We are exploring the use of BigQuery policy tags for implementing column level security. We have discovered that when a column that a user does not have access to is included in a GROUP BY clause then the user cannot access other columns in the GROUP BY clause either.
Let me explain with a contrived example. Imagine we have a table t
with two columns:
t.a
t.b
These columns have policy tags on them which grant our end users permission to view the data in t.a
but not the data in t.b
.
Hence our end users can issue this query:
select a
from t
but when issuing this query:
select b
from t
they get an error:
Access Denied: BigQuery BigQuery: User does not have permission to access policy tag "policy-tag-name" on column project.dataset.t.b.
This is expected and is by design.
However if a user issues this query:
select a
from (
select a, b
from t
group by a, b
)
then the same error occurs.
Why is this? The user is not accessing any data that they are not allowed to access. I am struggling to comprehend why the group by statement causes this error. Can anyone enlighten me?

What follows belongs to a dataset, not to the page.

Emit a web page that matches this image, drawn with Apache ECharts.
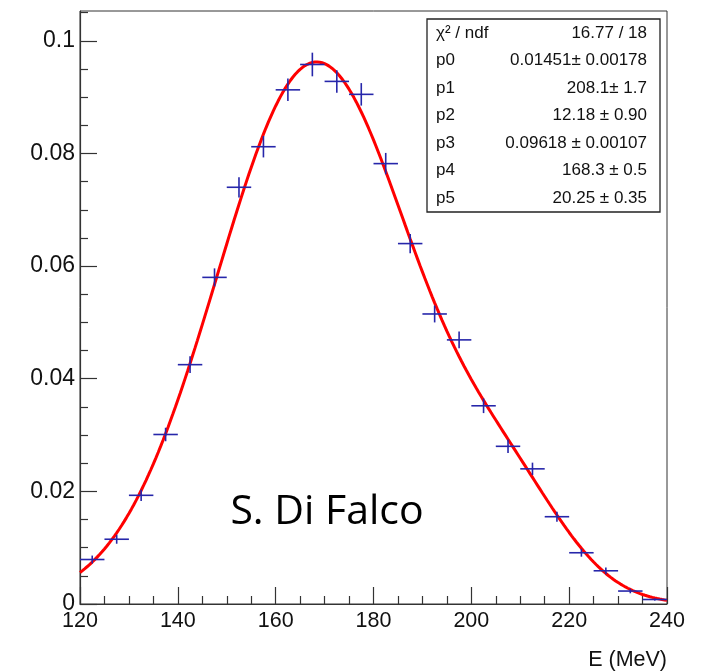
<!DOCTYPE html>
<html><head><meta charset="utf-8">
<script src="https://cdn.jsdelivr.net/npm/echarts@6/dist/echarts.min.js"></script>
<style>html,body{margin:0;padding:0;background:#fff}#c{width:703px;height:672px}</style>
</head><body><div id="c"></div>
<script>
// ---- data ----
const binCenters = [122.5,127.5,132.5,137.5,142.5,147.5,152.5,157.5,162.5,167.5,172.5,177.5,182.5,187.5,192.5,197.5,202.5,207.5,212.5,217.5,222.5,227.5,232.5,237.5];
const binHalfWidth = 2.5;
const counts = [0.0079,0.0115,0.0193,0.0301,0.0425,0.0580,0.0740,0.0812,0.0913,0.0958,0.0928,0.0905,0.0782,0.0640,0.0515,0.0469,0.0352,0.0280,0.0240,0.0155,0.0091,0.0059,0.0023,0.0008];
const errors = [0.0007,0.0008,0.0010,0.0012,0.0015,0.0016,0.0018,0.0019,0.0020,0.0021,0.0020,0.0020,0.0019,0.0017,0.0015,0.0015,0.0013,0.0012,0.0011,0.0009,0.0007,0.0006,0.0004,0.0002];
const xTicks = [120,140,160,180,200,220,240];
const yTicks = [0,0.02,0.04,0.06,0.08,0.1];
const yTickLabels = ['0','0.02','0.04','0.06','0.08','0.1'];
const yMinorTicks = [0.005,0.01,0.015,0.025,0.03,0.035,0.045,0.05,0.055,0.065,0.07,0.075,0.085,0.09,0.095,0.105];
// fit parameters shown in the stats box (sum of two Gaussians)
const fitParams = [0.01451,208.1,12.18,0.09618,168.3,20.25];
const fitRange = [120,240];
const statNames = ['χ² / ndf','p0','p1','p2','p3','p4','p5'];
const statValues = ['16.77 / 18','0.01451± 0.00178','208.1± 1.7','12.18 ± 0.90','0.09618 ± 0.00107','168.3 ± 0.5','20.25 ± 0.35'];
const xTitle = 'E (MeV)';
const watermark = 'S. Di Falco';

// ---- build ----
const points = binCenters.map((x,i)=>[x,counts[i],errors[i]]);
function fitFn(x){
  const [a0,m0,s0,a1,m1,s1]=fitParams;
  return a0*Math.exp(-0.5*Math.pow((x-m0)/s0,2))+a1*Math.exp(-0.5*Math.pow((x-m1)/s1,2));
}
const curve=[];
for(let x=fitRange[0]; x<=fitRange[1]+1e-9; x+=0.5) curve.push([x,fitFn(x)]);

const FONT='Liberation Sans';
const TXT='#111';
const yMax=0.1053;
const chart=echarts.init(document.getElementById('c'),null,{renderer:'canvas'});
const gx=80, gr=667, gt=11, gb=604;
const graphics=[];
// stats box
graphics.push({type:'rect',shape:{x:427,y:19,width:233,height:193},style:{fill:'#fff',stroke:'#222',lineWidth:1.3},z:100});
statNames.forEach((n,i)=>{
  const yy=33+i*27.5;
  graphics.push({type:'text',x:436,y:yy,style:{text:n,font:'17px '+FONT,fill:TXT,align:'left',verticalAlign:'middle'},z:101});
  graphics.push({type:'text',x:647,y:yy,style:{text:statValues[i],font:'17px '+FONT,fill:TXT,align:'right',verticalAlign:'middle'},z:101});
});
graphics.push({type:'text',x:gr,y:660,style:{text:xTitle,font:'21.5px '+FONT,fill:TXT,align:'right',verticalAlign:'middle'},z:101});
graphics.push({type:'text',x:327,y:512,style:{text:watermark,font:'41px "Open Sans"',fill:'#000',align:'center',verticalAlign:'middle'},z:101});

chart.setOption({
  animation:false,
  backgroundColor:'#fff',
  grid:{left:gx,right:703-gr,top:gt,bottom:672-gb,show:true,borderColor:'#333',borderWidth:1,backgroundColor:'transparent'},
  xAxis:{type:'value',min:fitRange[0],max:fitRange[1],interval:20,
    axisLine:{show:true,onZero:false,lineStyle:{color:'#333',width:1.2}},
    axisTick:{show:true,inside:true,length:17,lineStyle:{color:'#333',width:1.2}},
    minorTick:{show:true,splitNumber:4,length:8,lineStyle:{color:'#333',width:1.2}},
    axisLabel:{color:TXT,fontSize:21.5,fontFamily:FONT,margin:6,formatter:v=>xTicks.includes(v)?String(v):''},
    splitLine:{show:false}},
  yAxis:[
    {type:'value',min:0,max:yMax,position:'left',
     axisLine:{show:true,onZero:false,lineStyle:{color:'#333',width:1.2}},
     axisTick:{show:true,inside:true,length:17,customValues:yTicks,lineStyle:{color:'#333',width:1.2}},
     axisLabel:{color:TXT,fontSize:23,fontFamily:FONT,margin:5,customValues:yTicks,
       formatter:v=>{const k=yTicks.findIndex(t=>Math.abs(t-v)<1e-9);return k>=0?yTickLabels[k]:'';}},
     splitLine:{show:false}},
    {type:'value',min:0,max:yMax,position:'left',offset:0,
     axisLine:{show:false},
     axisTick:{show:true,inside:true,length:8,customValues:yMinorTicks,lineStyle:{color:'#333',width:1.2}},
     axisLabel:{show:false},splitLine:{show:false}}
  ],
  series:[
    {type:'line',data:curve,showSymbol:false,symbol:'none',smooth:false,
     lineStyle:{color:'#ff0000',width:3},z:3,clip:true},
    {type:'custom',data:points,encode:{x:0,y:1},z:4,
     renderItem:(params,api)=>{
       const x=api.value(0),y=api.value(1),e=api.value(2);
       const l=api.coord([x-binHalfWidth,y]),r=api.coord([x+binHalfWidth,y]);
       const t=api.coord([x,y+e]),b=api.coord([x,y-e]);
       const st={stroke:'#2626aa',lineWidth:1.6};
       return {type:'group',children:[
         {type:'line',shape:{x1:l[0],y1:l[1],x2:r[0],y2:r[1]},style:st},
         {type:'line',shape:{x1:t[0],y1:t[1],x2:b[0],y2:b[1]},style:st}
       ]};
     }}
  ],
  graphic:graphics
});
</script></body></html>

This query does not expose values b, but it would expose some information about b if it were allowed.
E.g. it lets one know how many different values of b each value of a has. Say a is a product id, and b is seller id. Query would show how many separate sellers each product has. But whoever decided to hide sellers probably does not want this. Or a is some employee group (e.g. department or manager id), and b is salary. This query would expose whether they have the same salary. Policy prevents this.
Note that there could be more complex queries where referencing b does not expose anything about b, but policy prevents it anyway. It is also by design - BigQuery plays it safe, and if it cannot prove such reference does not expose any information, it prohibits it.